U.S. Sen. Johnny Isakson lives by a set of principles that have guided his success as a husband and father, businessman and political leader.

He talked about those values in a commencement speech at the Darlington School in Rome last May, sharing “six silent secrets” for a happy and successful life, as the Rome News-Tribune reported.

The first “secret,” the senator said, is to “learn every single day that goes by,” for knowledge is a building block process. Next, respect for others is necessary. Live by ethical principles, he said, the simplest rule being to follow the Golden Rule, and when in doubt, listen to conscience.

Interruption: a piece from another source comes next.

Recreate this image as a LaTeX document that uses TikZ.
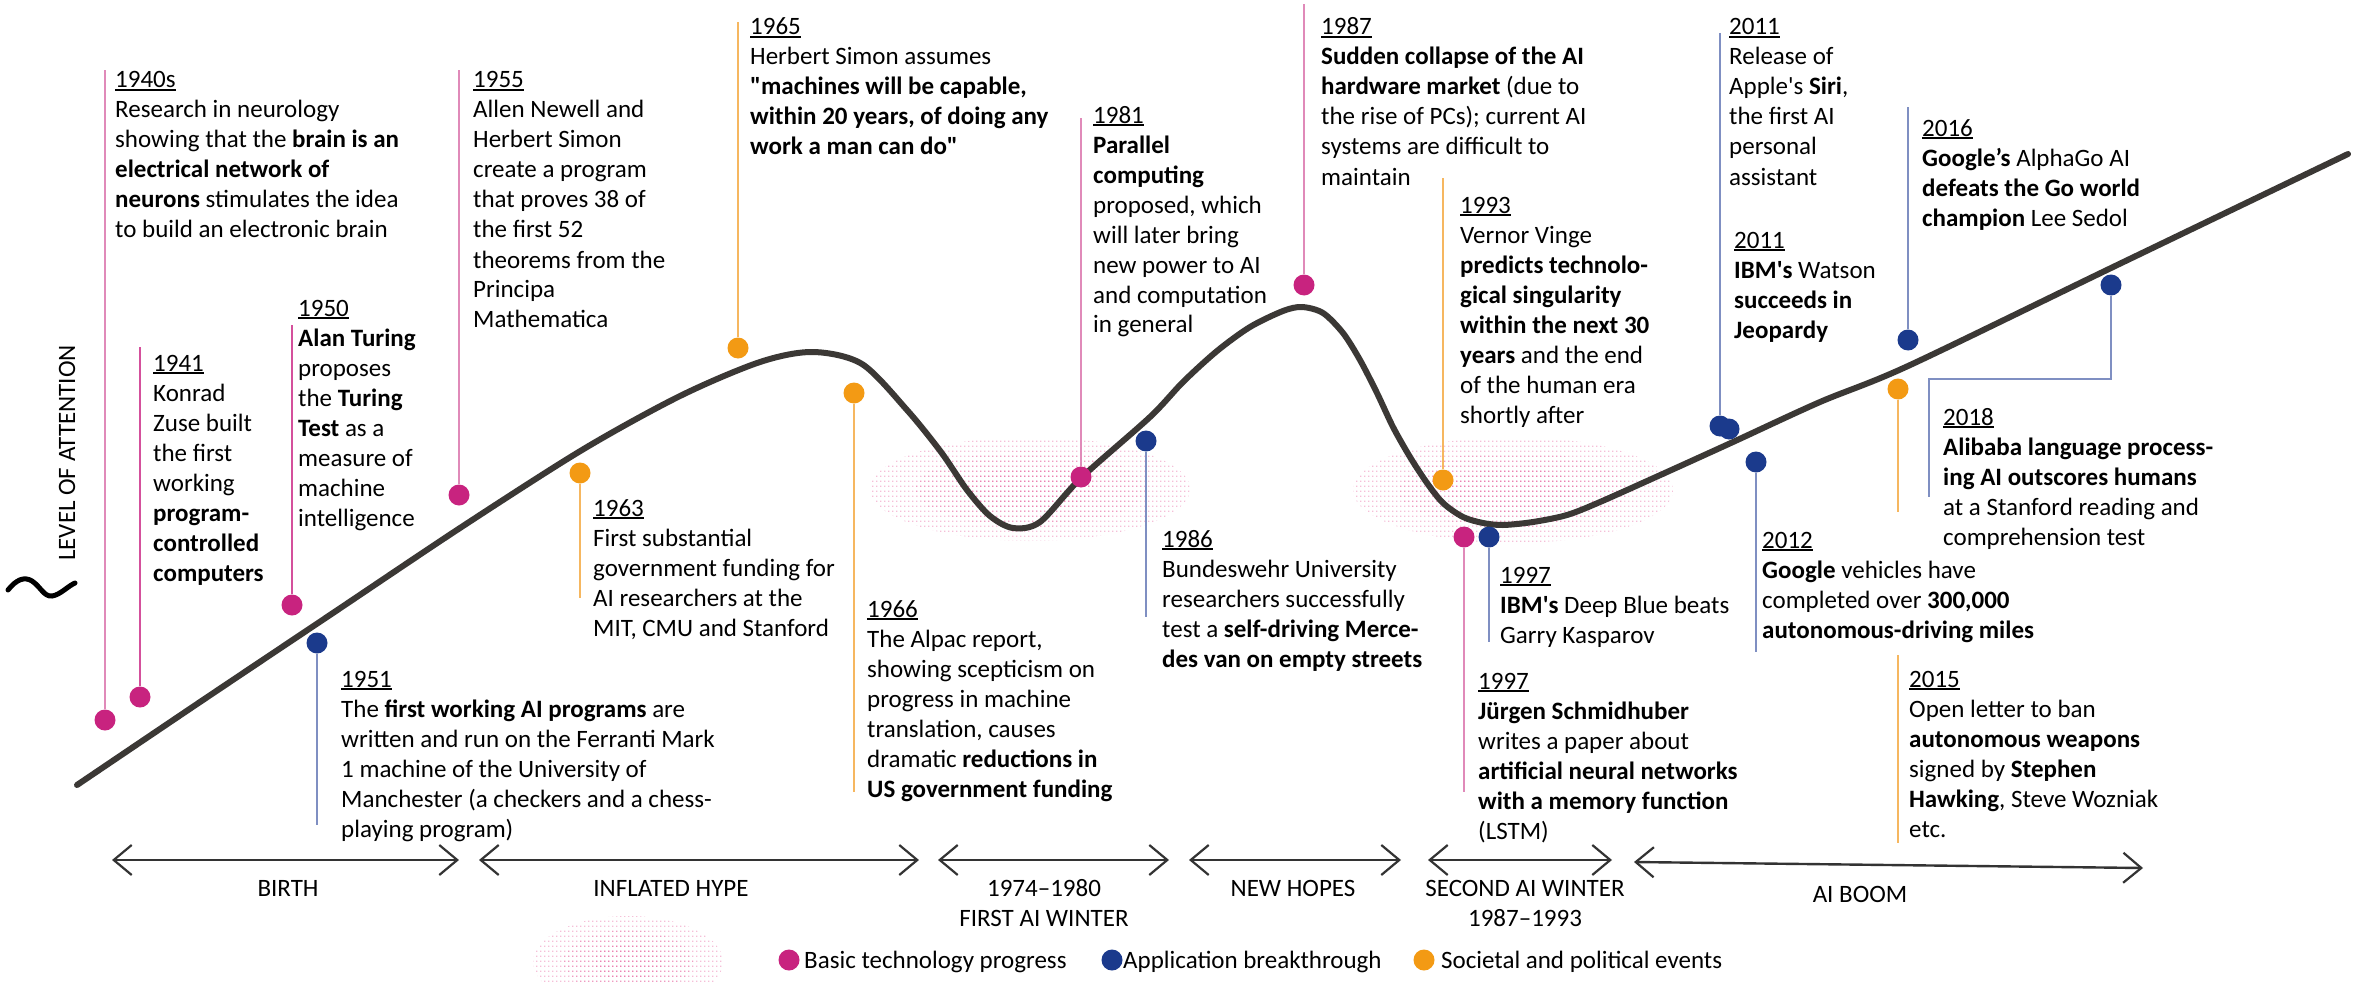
\documentclass[tikz,border=0pt]{standalone}
\usepackage{fontspec}
\newfontfamily\carl{Carlito}
\usetikzlibrary{arrows.meta,patterns}
\definecolor{mag}{HTML}{C8237F}
\definecolor{magstem}{HTML}{E08AB9}
\definecolor{magstemd}{HTML}{D4509C}
\definecolor{blu}{HTML}{1B3A8C}
\definecolor{blustem}{HTML}{7F8FC2}
\definecolor{org}{HTML}{F39A14}
\definecolor{orgstem}{HTML}{F6B760}
\definecolor{curvec}{HTML}{3B3835}
\definecolor{blobc}{HTML}{E4488F}
\pgfdeclarepatternformonly{halftone}{\pgfpointorigin}{\pgfpoint{4pt}{5pt}}{\pgfpoint{4pt}{5pt}}{\pgfpathrectangle{\pgfpointorigin}{\pgfpoint{1.7pt}{1.5pt}}\pgfusepath{fill}}
\newcommand\yrl[1]{\setbox0\hbox{#1}\rlap{\rule[-3pt]{\wd0}{1.8pt}}\box0}
\newcommand\evt[1]{\begin{tabular}[t]{@{}l@{}}#1\end{tabular}}
\begin{document}
\begin{tikzpicture}[x=1pt,y=-1pt,
  txt/.style={anchor=base west, inner sep=0pt, font=\carl\fontsize{25}{30}\selectfont},
  plab/.style={inner sep=0pt, font=\carl\fontsize{25}{30}\selectfont},
  dotm/.style={circle, fill=mag, minimum size=21pt, inner sep=0pt},
  dotb/.style={circle, fill=blu, minimum size=21pt, inner sep=0pt},
  doto/.style={circle, fill=org, minimum size=21pt, inner sep=0pt},
  magline/.style={draw=magstem, line width=2.6pt},
  maglined/.style={draw=magstemd, line width=2.6pt},
  bluline/.style={draw=blustem, line width=2.6pt},
  orgline/.style={draw=orgstem, line width=2.6pt},
  period/.style={draw=black!80, line width=2.4pt, {Straight Barb[length=18pt,width=30pt,line width=2.2pt]}-{Straight Barb[length=18pt,width=30pt,line width=2.2pt]}},
  curvest/.style={draw=curvec, line width=6pt, line cap=round},
  blob/.style={pattern=halftone, pattern color=blobc}
]
\fill[white] (0,0) rectangle (2356,982);
\useasboundingbox (0,0) rectangle (2356,982);

% dotted blobs
\fill[blob, fill opacity=0.35] (1030,489) ellipse [x radius=160pt, y radius=52pt];
\fill[blob, fill opacity=0.3] (1030,489) ellipse [x radius=115pt, y radius=38pt];
\fill[blob, fill opacity=0.3] (1030,489) ellipse [x radius=65pt, y radius=22pt];
\fill[blob, fill opacity=0.35] (1513,490) ellipse [x radius=160pt, y radius=53pt];
\fill[blob, fill opacity=0.3] (1513,490) ellipse [x radius=115pt, y radius=38pt];
\fill[blob, fill opacity=0.3] (1513,490) ellipse [x radius=65pt, y radius=22pt];
\fill[blob, fill opacity=0.35] (628,962) ellipse [x radius=95pt, y radius=46pt];
\fill[blob, fill opacity=0.3] (628,962) ellipse [x radius=65pt, y radius=32pt];
\fill[blob, fill opacity=0.3] (628,962) ellipse [x radius=35pt, y radius=18pt];

% axis label
\node[plab, rotate=90] (ylab) at (67,453) {LEVEL OF ATTENTION};
\draw[line width=5pt, line cap=round] (8,590) .. controls (16,580) and (24,576) .. (32,581) .. controls (40,586) and (44,597) .. (52,596) .. controls (60,595) and (68,586) .. (75,583);

% hype curve
\draw[curvest] plot[smooth, tension=0.5] coordinates {(77,785) (200,702) (330,615) (460,528) (582,450) (680,396) (760,362) (813,352) (862,364) (907,410) (941,452) (967,490) (990,516) (1013,528) (1040,522) (1081,478) (1150,417) (1183,382) (1217,351) (1250,327) (1283,311) (1302,307) (1323,313) (1343,333) (1360,360) (1377,393) (1393,427) (1410,457) (1427,483) (1443,503) (1463,517) (1483,523) (1503,525) (1533,522) (1567,515) (1600,502) (1667,472) (1733,442) (1820,402) (1908,366) (2111,268) (2348,154)};

% dots
\node[dotm] (d40) at (105,720) {};
\node[dotm] (d41) at (140,697) {};
\node[dotm] (d50) at (292,605) {};
\node[dotm] (d55) at (459,495) {};
\node[dotm] (d81) at (1081,477) {};
\node[dotm] (d87) at (1304,285) {};
\node[dotm] (d97m) at (1464,537) {};
\node[dotb] (d51) at (317,643) {};
\node[dotb] (d86) at (1146,441) {};
\node[dotb] (d97b) at (1489,537) {};
\node[dotb] (d11a) at (1720,426) {};
\node[dotb] (d11b) at (1729,429) {};
\node[dotb] (d12) at (1756,462) {};
\node[dotb] (d16) at (1908,340) {};
\node[dotb] (d18) at (2111,285) {};
\node[doto] (d63) at (580,473) {};
\node[doto] (d65) at (738,348) {};
\node[doto] (d66) at (854,393) {};
\node[doto] (d93) at (1443,480) {};
\node[doto] (d15) at (1898,389) {};

% stem ends
\coordinate (t40) at (105,70);
\coordinate (t41) at (140,347);
\coordinate (t50) at (292,325);
\coordinate (t55) at (459,70);
\coordinate (t81) at (1081,118);
\coordinate (t87) at (1304,4);
\coordinate (t97m) at (1464,792);
\coordinate (t51) at (317,825);
\coordinate (t86) at (1146,617);
\coordinate (t97b) at (1489,642);
\coordinate (t11) at (1720,33);
\coordinate (t12) at (1756,652);
\coordinate (t16) at (1908,107);
\coordinate (t18a) at (2111,379);
\coordinate (t18b) at (1929,379);
\coordinate (t18c) at (1929,497);
\coordinate (t63) at (580,598);
\coordinate (t65) at (738,22);
\coordinate (t66) at (854,792);
\coordinate (t93) at (1443,178);
\coordinate (t15a) at (1898,512);
\coordinate (t15b) at (1898,655);
\coordinate (t15c) at (1898,843);

\draw[magline] (d40) -- (t40);
\draw[maglined] (d41) -- (t41);
\draw[maglined] (d50) -- (t50);
\draw[magline] (d55) -- (t55);
\draw[magline] (d81) -- (t81);
\draw[magline] (d87) -- (t87);
\draw[magline] (d97m) -- (t97m);
\draw[bluline] (d51) -- (t51);
\draw[bluline] (d86) -- (t86);
\draw[bluline] (d97b) -- (t97b);
\draw[bluline] (d11a) -- (t11);
\draw[bluline] (d12) -- (t12);
\draw[bluline] (d16) -- (t16);
\draw[bluline] (d18) -- (t18a) -- (t18b) -- (t18c);
\draw[orgline] (d63) -- (t63);
\draw[orgline] (d65) -- (t65);
\draw[orgline] (d66) -- (t66);
\draw[orgline] (d93) -- (t93);
\draw[orgline] (d15) -- (t15a);
\draw[orgline] (t15b) -- (t15c);

% event texts
\node[txt] (l40) at (115,88) {\evt{\yrl{1940s}\\Research in neurology\\showing that the \textbf{brain is an}\\\textbf{electrical network of}\\\textbf{neurons} stimulates the idea\\to build an electronic brain}};
\node[txt] (l41) at (153,371) {\evt{\yrl{1941}\\Konrad\\Zuse built\\the first\\working\\\textbf{program-}\\\textbf{controlled}\\\textbf{computers}}};
\node[txt] (l50) at (298,316) {\evt{\yrl{1950}\\\textbf{Alan Turing}\\proposes\\the \textbf{Turing}\\\textbf{Test} as a\\measure of\\machine\\intelligence}};
\node[txt] (l51) at (341,687) {\evt{\yrl{1951}\\The \textbf{first working AI programs} are\\written and run on the Ferranti Mark\\1 machine of the University of\\Manchester (a checkers and a chess-\\playing program)}};
\node[txt] (l55) at (473,88) {\evt{\yrl{1955}\\Allen Newell and\\Herbert Simon\\create a program\\that proves 38 of\\the first 52\\theorems from the\\Principa\\Mathematica}};
\node[txt] (l63) at (593,516) {\evt{\yrl{1963}\\First substantial\\government funding for\\AI researchers at the\\MIT, CMU and Stanford}};
\node[txt] (l65) at (750,35) {\evt{\yrl{1965}\\Herbert Simon assumes\\\textbf{"machines will be capable,}\\\textbf{within 20 years, of doing any}\\\textbf{work a man can do"}}};
\node[txt] (l66) at (867,617) {\evt{\yrl{1966}\\The Alpac report,\\showing scepticism on\\progress in machine\\translation, causes\\dramatic \textbf{reductions in}\\\textbf{US government funding}}};
\node[txt] (l81) at (1093,123) {\evt{\yrl{1981}\\\textbf{Parallel}\\\textbf{computing}\\proposed, which\\will later bring\\new power to AI\\and computation\\in general}};
\node[txt] (l86) at (1162,547) {\evt{\yrl{1986}\\Bundeswehr University\\researchers successfully\\test a \textbf{self-driving Merce-}\\\textbf{des van on empty streets}}};
\node[txt] (l87) at (1321,35) {\evt{\yrl{1987}\\\textbf{Sudden collapse of the AI}\\\textbf{hardware market} (due to\\the rise of PCs); current AI\\systems are difficult to\\maintain}};
\node[txt] (l93) at (1460,213) {\evt{\yrl{1993}\\Vernor Vinge\\\textbf{predicts technolo-}\\\textbf{gical singularity}\\\textbf{within the next 30}\\\textbf{years} and the end\\of the human era\\shortly after}};
\node[txt] (l97b) at (1500,583) {\evt{\yrl{1997}\\\textbf{IBM's} Deep Blue beats\\Garry Kasparov}};
\node[txt] (l97m) at (1478,689) {\evt{\yrl{1997}\\\textbf{Jürgen Schmidhuber}\\writes a paper about\\\textbf{artificial neural networks}\\\textbf{with a memory function}\\(LSTM)}};
\node[txt] (l11a) at (1729,35) {\evt{\yrl{2011}\\Release of\\Apple's \textbf{Siri},\\the first AI\\personal\\assistant}};
\node[txt] (l11b) at (1734,248) {\evt{\yrl{2011}\\\textbf{IBM's} Watson\\\textbf{succeeds in}\\\textbf{Jeopardy}}};
\node[txt] (l12) at (1762,548) {\evt{\yrl{2012}\\\textbf{Google} vehicles have\\completed over \textbf{300,000}\\\textbf{autonomous-driving miles}}};
\node[txt] (l15) at (1909,687) {\evt{\yrl{2015}\\Open letter to ban\\\textbf{autonomous weapons}\\signed by \textbf{Stephen}\\\textbf{Hawking}, Steve Wozniak\\etc.}};
\node[txt] (l16) at (1922,136) {\evt{\yrl{2016}\\\textbf{Google’s} AlphaGo AI\\\textbf{defeats the Go world}\\\textbf{champion} Lee Sedol}};
\node[txt] (l18) at (1943,425) {\evt{\yrl{2018}\\\textbf{Alibaba language process-}\\\textbf{ing AI outscores humans}\\at a Stanford reading and\\comprehension test}};

% periods
\coordinate (pa1) at (112,860); \coordinate (pa2) at (459,860);
\coordinate (pb1) at (479,860); \coordinate (pb2) at (919,860);
\coordinate (pc1) at (938,860); \coordinate (pc2) at (1169,860);
\coordinate (pd1) at (1189,860); \coordinate (pd2) at (1401,860);
\coordinate (pe1) at (1428,860); \coordinate (pe2) at (1612,860);
\coordinate (pf1) at (1634,862); \coordinate (pf2) at (2143,868);
\draw[period] (pa1) -- (pa2);
\draw[period] (pb1) -- (pb2);
\draw[period] (pc1) -- (pc2);
\draw[period] (pd1) -- (pd2);
\draw[period] (pe1) -- (pe2);
\draw[period] (pf1) -- (pf2);
\node[plab] (pla) at (288,888) {BIRTH};
\node[plab] (plb) at (671,888) {INFLATED HYPE};
\node[plab] (plc1) at (1044,888) {1974–1980};
\node[plab] (plc2) at (1044,918) {FIRST AI WINTER};
\node[plab] (pld) at (1293,888) {NEW HOPES};
\node[plab] (ple1) at (1525,888) {SECOND AI WINTER};
\node[plab] (ple2) at (1525,918) {1987–1993};
\node[plab] (plf) at (1860,894) {AI BOOM};

% legend
\node[dotm] (gm) at (789,960) {};
\node[txt] (gmt) at (804,968) {Basic technology progress};
\node[dotb] (gb) at (1112,960) {};
\node[txt] (gbt) at (1123,968) {Application breakthrough};
\node[doto] (go) at (1424,960) {};
\node[txt] (got) at (1441,968) {Societal and political events};
\end{tikzpicture}
\end{document}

The next “secrets,” Isakson said, are love for your fellowman and having faith. Finally, he counseled the young people: “You can be anything you want to be if you’re willing to dream.” And he said the graduates should not lower their dreams to reach what seems a reachable goal but instead dream bigger.

Isakson knows what’s he talking about. After serving in the Georgia Air National Guard and graduating from UGA, he went into the real estate business and put in two decades as president of the company. He discovered an interest in politics and ran for a seat in the Georgia House of Representatives in 1974 but lost. Unfazed, he ran again and won two years later — then won six more terms.

He raised his sights in 1990, gaining the Republican nomination for governor in what was a heavily Democratic state. He lost. But his dream was still alive. He won a seat in the Georgia Senate in 1992, and then ran for the Republican nomination for the U.S. Senate in 1996. He lost. But his dream lived on, and in the 1999 special election to succeed Newt Gingrich, Isakson won election to the U.S. House.

He was still dreaming big in 2004 when Zell Miller had his fill of the U.S. Senate and decided not to seek re-election. Isakson ran for the seat and won by a big margin, then won an endorsement term in 2010. His election to the Senate gave him the distinction of being the only Georgian to serve in the state House and Senate, the U.S. House and the Senate since the 1800s.

Last year as he prepared to run for a third term, he announced he had been diagnosed with Parkinson’s disease. His response: Work harder than ever and prove that Parkinson’s would not affect his ability to represent his state in the Senate. So he is now chairman of two Senate committees — Veterans Affairs and Ethics — the only senator chairing two committees, and he keeps a full schedule of activities. This week he is on a sort of whirlwind tour in Georgia to drive home the importance of the military facilities based in this state, a high priority. His agenda included meetings with military officials in Albany, Columbus and Warner Robins.

Isakson has been a tireless warrior in behalf of our veterans. He has given unflagging support to legislation aimed at improving and reforming the VA. Currently, he is pushing for enactment of the Veterans First Act which, he says, reforms the VA hiring and firing process and: “it gives veterans who served in wars prior to 9/11 the same caregiver benefits that post-9/11 veterans have had; it gives whistleblowers the protection they need to tell when something’s going wrong; and it gives the VA the clout to make a difference.”

Johnny Isakson is making a difference. He is working hard and effectively in behalf of our veterans —and all the citizens of Georgia as well. In my judgment, he is without question best qualified to serve our state as its senior U.S.senator.